We received a contribution from João, located in Portugal:
“Maurizio, there is a small detail in all range of bad news we listen everyday on. The supply chain along business is out of the line. They are doing the same as they did during 30 years…besides their own financial interests, according with brands bank rating – they need money for all customer credit operations, and also, to identify funding in order to portfolio of reinsurance claims. This is the OEM’s hard work. So, they are going forward at high speed, feeding an unsustainable bubble, where the banking business will not be ready to continue, not only for the costs levied on operations but also because customers are not willing to pay for all this, nothing related with the product itself. They are Greed to pay shareholders and can be more expensive than anticipated. Let’s look at the men in black alternatives… A few years ago, American oil companies have gone through a very similar situation and then, they put their hands on the head.”
For me, there are very interesting points in comments #9 & #13, since I work in the aftersales part of the business, and I see the bubble Joao was talking about in everyday’s work – NSC’s are pressing dealers to their monthly/quarterly parts plans by connecting them to various volume bonus schemes, short-term POM actions on top of already stretched plans, etc…
This means dealers are over-stocking, just in order to get to those volume bonuses. Finally, it turns out that those bonuses are not enough to pay for the interest rates, stock space needed for the increased inventory, etc, etc, which then leads to increased dead-stock and decreased profitability.
In these times of turmoil, aftersales are getting to be very important to survival of dealers, but with such strain imposed on the business and rising competitivness in the aftersales, with constant decrease of margins, I am affraid that aftersales departments will not be in a position to contribute as expected.
Vladimir!
Great contribution! Thanks for sharing with us your experience. I assume that all over the world – more or less – the disruptions you pointed out are quite the same.

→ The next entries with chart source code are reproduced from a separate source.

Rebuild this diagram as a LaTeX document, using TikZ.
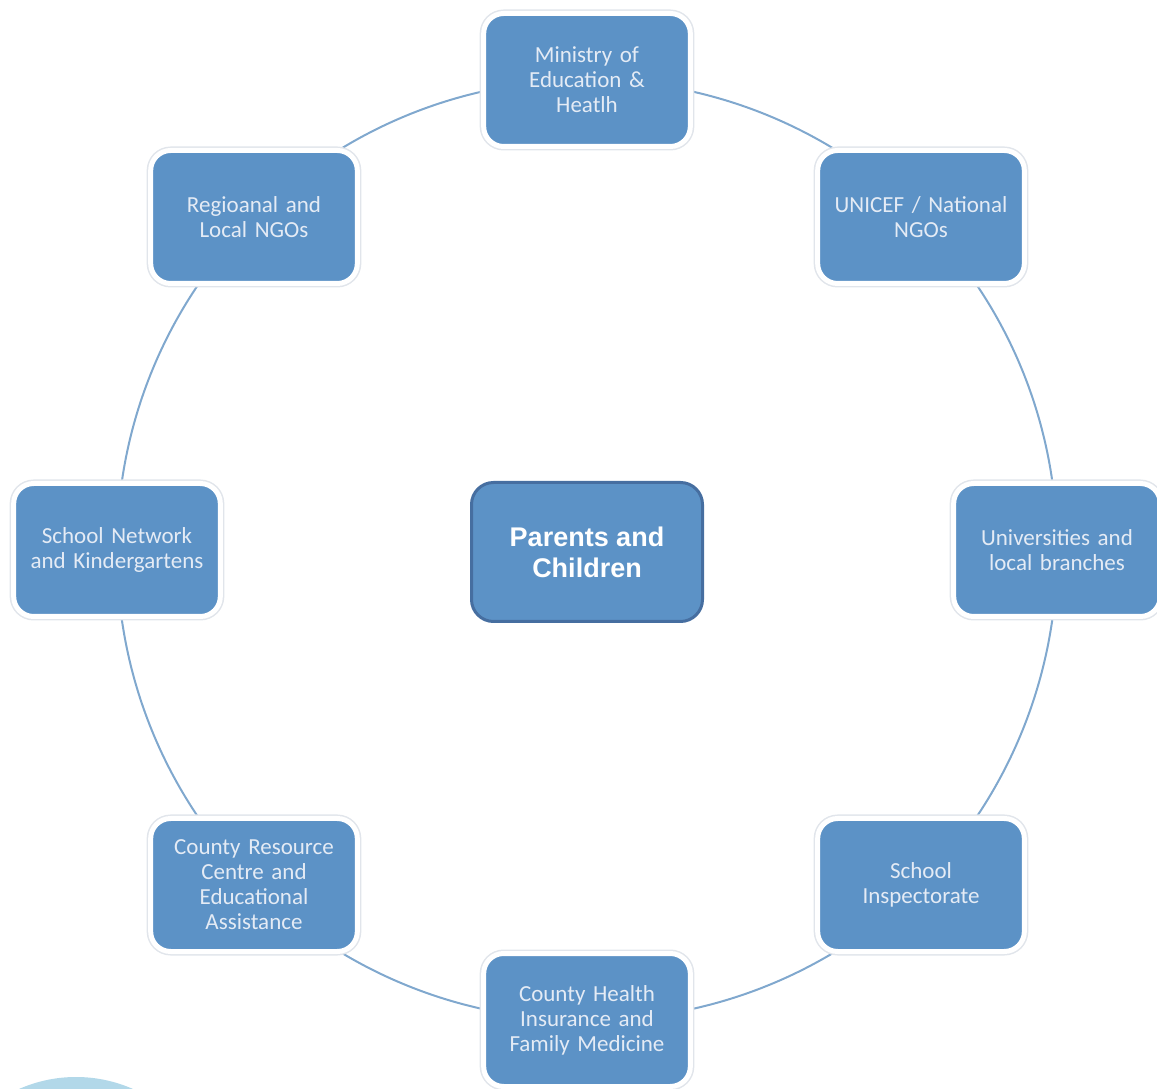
\documentclass[tikz,border=0pt]{standalone}
\usepackage{fontspec}
\setmainfont{Carlito}
\newfontfamily\arialfont{Liberation Sans}
\usepackage{tikz}
\usepackage{xcolor}
\usetikzlibrary{backgrounds}

\begin{document}
\begin{tikzpicture}[x=1pt, y=1pt,
		partner/.style={preaction={draw=RING_GRAY, line width=8pt}, rectangle, rounded corners=20pt,
			fill=NODE_BLUE, draw=white, line width=5pt, minimum width=205pt, minimum height=133pt,
			text width=200pt, align=center, text=TEXT_WHITE, font=\fontsize{23}{25}\selectfont},
		family/.style={rectangle, rounded corners=22pt, fill=NODE_BLUE, draw=CENTER_EDGE, line width=3pt,
			minimum width=231pt, minimum height=139pt, align=center, text=white,
			font=\arialfont\bfseries\fontsize{27}{31}\selectfont},
		ring/.style={draw=LINK_BLUE, line width=2pt}]
				\definecolor{NODE_BLUE}{RGB}{92, 146, 198}
				\definecolor{CENTER_EDGE}{RGB}{70, 110, 160}
				\definecolor{LINK_BLUE}{RGB}{128, 168, 206}
				\definecolor{RING_GRAY}{RGB}{225, 229, 235}
				\definecolor{TEXT_WHITE}{RGB}{228, 235, 245}
				\definecolor{BLOB_BLUE}{RGB}{178, 216, 233}
				\useasboundingbox (0, 0) rectangle (1157, 1088);

				\begin{scope}
					\clip (0, 0) rectangle (1157, 1088);
					\fill[BLOB_BLUE] (76, -130) circle (141);
				\end{scope}

				\node[family] (kids) at (587, 536) {Parents and\\Children};

				\node[partner] (p1) at (587, 1008) {Ministry of\\Education \&\\Heatlh};
				\node[partner] (p2) at (921, 871) {UNICEF / National\\NGOs};
				\node[partner] (p3) at (1057, 538) {Universities and\\local branches};
				\node[partner] (p4) at (921, 203) {School\\Inspectorate};
				\node[partner] (p5) at (587, 68) {County Health\\Insurance and\\Family Medicine};
				\node[partner] (p6) at (254, 203) {County Resource\\Centre and\\Educational\\Assistance};
				\node[partner] (p7) at (117, 538) {School Network\\and Kindergartens};
				\node[partner] (p8) at (254, 871) {Regioanal and\\Local NGOs};

				\begin{pgfonlayer}{background}
					\foreach \i [evaluate=\i as \j using {int(mod(\i,8)+1)}] in {1,...,8}
						\draw[ring] (p\i.center) to[bend left=22.5, looseness=0.886] (p\j.center);
				\end{pgfonlayer}
			\end{tikzpicture}
\end{document}
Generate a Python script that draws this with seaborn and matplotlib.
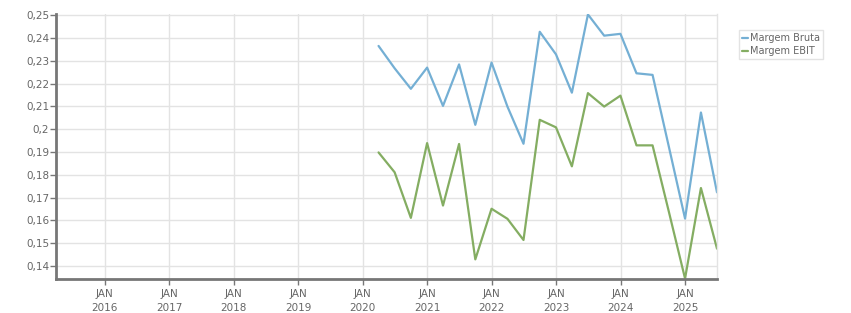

I disagree only for a thing: I am convinced that aftersales departments – and spare parts – will give their contribution to the survival of the distribution chain. The importance is to be well organised with a customer retention program, with good quality of the workshop/bodyshop, and to know your competitor environment (after-matket, indipendent service partners, non-captive networks).
Another great contribution to the success of the after sales could come out from the Dealers Parts Consortia. In Italy we have a great – still unique – experience in that sense – http://www.asconauto.com .
The problem is that I see too many Dealers/Managers not focused on after sales, but mainly in sales and… objectives! But this is only my personal opinion.
Maurizio,
While I agree on your points about organizing the aftersales business around good loyalty /customer retention programs, that also means giving the customers additional benefits, but not only through a better service appointed delaers are supposed to give by definition, but also through tangible price incentives to customers.
On an under-developed market like our’s is (Serbia), it’s all about the price – people are even missing their regular maintenance because of their financial position. This leaves us no choice but to work with minimal margins, which affects the profitability of a dealer as a whole entity. That’s why I have my doubts regarding the aftersales contribution.
Also, thank you for the comment about dealer managers not focusing on the aftersales side of the business. Couldn’t agree more.
Vladimir.
Whether you are in Serbia or… in Italy, this time – due to crisis – Dealers and Customers have empty pockets!
Believe in innovations; start with small new operational ideas for your service dept!
For example: ask to your current clients what they expect from you in terms of new services/products and what they would agree to pay for this.
And… do it!
But you must not give up!
Thanks Maurizio,
Of course, giving up is not an option in any case and I’m not advocating that option at all, since it leads nowhere.